◆ Task instructions: Repeat the lines below exactly as they appear, but leave out the images.
Begin Dataset content
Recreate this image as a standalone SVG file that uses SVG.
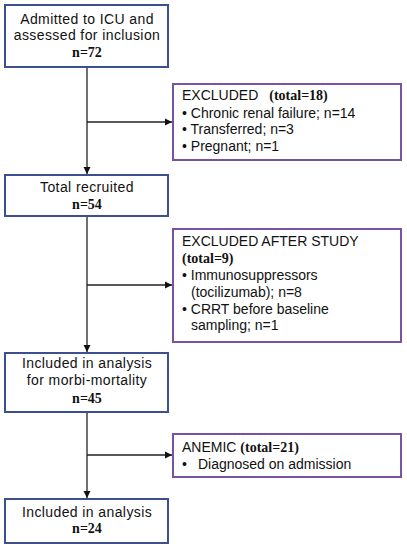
<svg xmlns="http://www.w3.org/2000/svg" width="407" height="550" viewBox="0 0 407 550">
<style>
.main{fill:#fff;stroke:#3c4f8f;stroke-width:2}
.side{fill:#fff;stroke:#7b52a3;stroke-width:2}
.t{font-family:"Liberation Sans",Arial,sans-serif;font-size:14px;fill:#111}
.c{text-anchor:middle;letter-spacing:0.4px}
.b{font-family:"Liberation Serif","Times New Roman",serif;font-weight:bold;font-size:14px;fill:#111}
.ln{stroke:#222;stroke-width:1.3;fill:none}
</style>
<defs>
<marker id="ah" markerWidth="8" markerHeight="8" refX="7" refY="4" orient="auto" markerUnits="userSpaceOnUse">
<path d="M0,0.5 L7,4 L0,7.5 Z" fill="#111"/>
</marker>
</defs>
<g id="connectors">
<line class="ln" x1="87" y1="67" x2="87" y2="174" marker-end="url(#ah)"/>
<line class="ln" x1="87" y1="122" x2="172" y2="122" marker-end="url(#ah)"/>
<line class="ln" x1="87" y1="216" x2="87" y2="352" marker-end="url(#ah)"/>
<line class="ln" x1="87" y1="285" x2="172" y2="285" marker-end="url(#ah)"/>
<line class="ln" x1="87" y1="412" x2="87" y2="498" marker-end="url(#ah)"/>
<line class="ln" x1="87" y1="455" x2="172" y2="455" marker-end="url(#ah)"/>
</g>
<g id="admitted">
<rect class="main" x="5" y="5" width="163" height="62"/>
<text class="t c" x="87" y="24">Admitted to ICU and</text>
<text class="t c" x="87" y="40">assessed for inclusion</text>
<text class="b" x="87" y="57" text-anchor="middle">n=72</text>
</g>
<g id="excluded1">
<rect class="side" x="173" y="84" width="228" height="76"/>
<text class="t" x="182" y="100">EXCLUDED<tspan class="b" dx="11">(total=18)</tspan></text>
<text class="t" x="182" y="118">• Chronic renal failure; n=14</text>
<text class="t" x="182" y="134">• Transferred; n=3</text>
<text class="t" x="182" y="151">• Pregnant; n=1</text>
</g>
<g id="recruited">
<rect class="main" x="5" y="175" width="163" height="41"/>
<text class="t c" x="87" y="192">Total recruited</text>
<text class="b" x="87" y="209" text-anchor="middle">n=54</text>
</g>
<g id="excluded2">
<rect class="side" x="173" y="229" width="228" height="113"/>
<text class="t" x="182" y="246">EXCLUDED AFTER STUDY</text>
<text class="b" x="182" y="263">(total=9)</text>
<text class="t" x="182" y="280">• Immunosuppressors</text>
<text class="t" x="191" y="297">(tocilizumab); n=8</text>
<text class="t" x="182" y="314">• CRRT before baseline</text>
<text class="t" x="191" y="330">sampling; n=1</text>
</g>
<g id="morbi">
<rect class="main" x="5" y="353" width="163" height="59"/>
<text class="t c" x="87" y="368">Included in analysis</text>
<text class="t c" x="87" y="385">for morbi-mortality</text>
<text class="b" x="87" y="403" text-anchor="middle">n=45</text>
</g>
<g id="anemic">
<rect class="side" x="173" y="434" width="228" height="43"/>
<text class="t" x="182" y="452">ANEMIC <tspan class="b">(total=21)</tspan></text>
<text class="t" x="182" y="469">•<tspan dx="11">Diagnosed on admission</tspan></text>
</g>
<g id="final">
<rect class="main" x="5" y="499" width="163" height="44"/>
<text class="t c" x="87" y="517">Included in analysis</text>
<text class="b" x="87" y="533" text-anchor="middle">n=24</text>
</g>
</svg>
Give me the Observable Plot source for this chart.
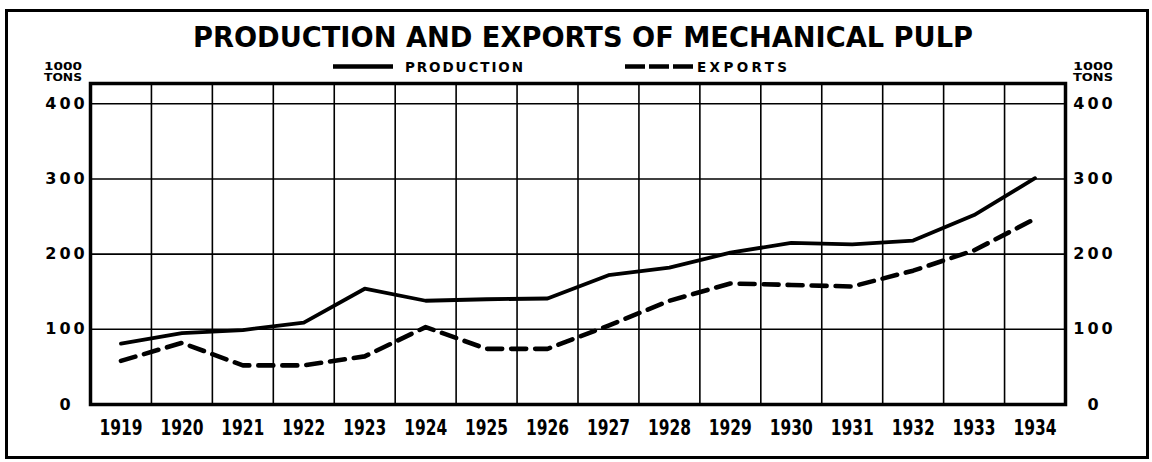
End Dataset content
◆ The reply:
Recreate this image as a standalone SVG file that uses SVG.
<svg xmlns="http://www.w3.org/2000/svg" width="407" height="550" viewBox="0 0 407 550">
<style>
.main{fill:#fff;stroke:#3c4f8f;stroke-width:2}
.side{fill:#fff;stroke:#7b52a3;stroke-width:2}
.t{font-family:"Liberation Sans",Arial,sans-serif;font-size:14px;fill:#111}
.c{text-anchor:middle;letter-spacing:0.4px}
.b{font-family:"Liberation Serif","Times New Roman",serif;font-weight:bold;font-size:14px;fill:#111}
.ln{stroke:#222;stroke-width:1.3;fill:none}
</style>
<defs>
<marker id="ah" markerWidth="8" markerHeight="8" refX="7" refY="4" orient="auto" markerUnits="userSpaceOnUse">
<path d="M0,0.5 L7,4 L0,7.5 Z" fill="#111"/>
</marker>
</defs>
<g id="connectors">
<line class="ln" x1="87" y1="67" x2="87" y2="174" marker-end="url(#ah)"/>
<line class="ln" x1="87" y1="122" x2="172" y2="122" marker-end="url(#ah)"/>
<line class="ln" x1="87" y1="216" x2="87" y2="352" marker-end="url(#ah)"/>
<line class="ln" x1="87" y1="285" x2="172" y2="285" marker-end="url(#ah)"/>
<line class="ln" x1="87" y1="412" x2="87" y2="498" marker-end="url(#ah)"/>
<line class="ln" x1="87" y1="455" x2="172" y2="455" marker-end="url(#ah)"/>
</g>
<g id="admitted">
<rect class="main" x="5" y="5" width="163" height="62"/>
<text class="t c" x="87" y="24">Admitted to ICU and</text>
<text class="t c" x="87" y="40">assessed for inclusion</text>
<text class="b" x="87" y="57" text-anchor="middle">n=72</text>
</g>
<g id="excluded1">
<rect class="side" x="173" y="84" width="228" height="76"/>
<text class="t" x="182" y="100">EXCLUDED<tspan class="b" dx="11">(total=18)</tspan></text>
<text class="t" x="182" y="118">• Chronic renal failure; n=14</text>
<text class="t" x="182" y="134">• Transferred; n=3</text>
<text class="t" x="182" y="151">• Pregnant; n=1</text>
</g>
<g id="recruited">
<rect class="main" x="5" y="175" width="163" height="41"/>
<text class="t c" x="87" y="192">Total recruited</text>
<text class="b" x="87" y="209" text-anchor="middle">n=54</text>
</g>
<g id="excluded2">
<rect class="side" x="173" y="229" width="228" height="113"/>
<text class="t" x="182" y="246">EXCLUDED AFTER STUDY</text>
<text class="b" x="182" y="263">(total=9)</text>
<text class="t" x="182" y="280">• Immunosuppressors</text>
<text class="t" x="191" y="297">(tocilizumab); n=8</text>
<text class="t" x="182" y="314">• CRRT before baseline</text>
<text class="t" x="191" y="330">sampling; n=1</text>
</g>
<g id="morbi">
<rect class="main" x="5" y="353" width="163" height="59"/>
<text class="t c" x="87" y="368">Included in analysis</text>
<text class="t c" x="87" y="385">for morbi-mortality</text>
<text class="b" x="87" y="403" text-anchor="middle">n=45</text>
</g>
<g id="anemic">
<rect class="side" x="173" y="434" width="228" height="43"/>
<text class="t" x="182" y="452">ANEMIC <tspan class="b">(total=21)</tspan></text>
<text class="t" x="182" y="469">•<tspan dx="11">Diagnosed on admission</tspan></text>
</g>
<g id="final">
<rect class="main" x="5" y="499" width="163" height="44"/>
<text class="t c" x="87" y="517">Included in analysis</text>
<text class="b" x="87" y="533" text-anchor="middle">n=24</text>
</g>
</svg>
Give me the Observable Plot source for this chart.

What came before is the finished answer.